In less than ten years, the nation’s news business has lost more than 14,000 jobs, some 25 percent of the entire industry. Things have yet to hit bottom, especially for newspapers and magazines.
The result, as the Atlantic’s Jeffery Goldberg calls it, is the The Great Journalism Exodus. Every PR agency, communications department and public affairs office in the country is hearing from reporters who are either unemployed or desperate to get out.
Goldberg wonders if all these hacks make good flacks, but the volume of job candidates makes this a non-issue. Many reporters don’t transition from the newsroom because they can't let go of their often sanctimonious cynicism about the business world. But just as many are damn good at it. They write better, learn faster and have better connections. That’s why they’re getting so many of the good jobs.
What's important is how this hacks-to-flacks migration represents a tectonic shift in the relationship between sponsored message and third-party credibility.

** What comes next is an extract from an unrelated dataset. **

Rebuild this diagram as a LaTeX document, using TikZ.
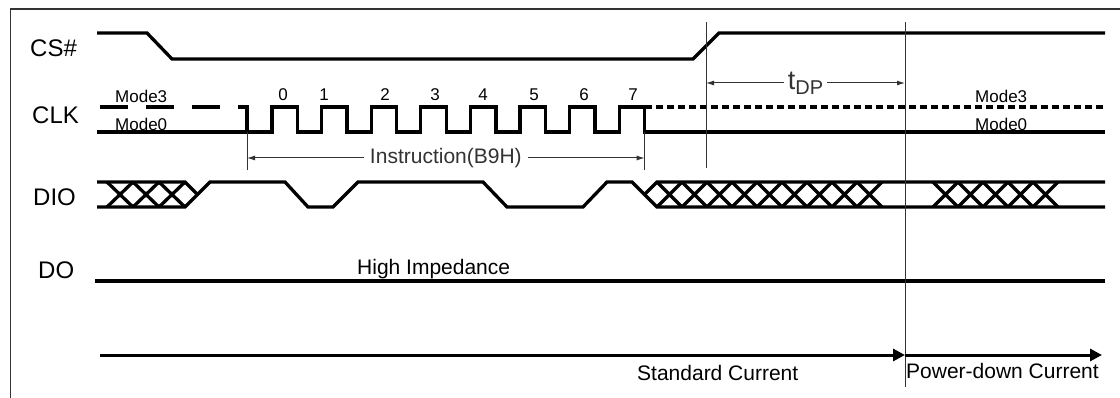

For every public affairs officer and publicist with newsroom experience, there are many times that number of news beats and media outlets that simply no longer exist.
The changing landscape means the best communications people will be those with skills far deeper than writing press releases and pitching stories. They’ll need to know research, integrated marketing, community engagement, public affairs, issues management and yes, blogging and social media.
It’s worth keeping in mind whether you’re hiring a flack or a hack. Or one in the same.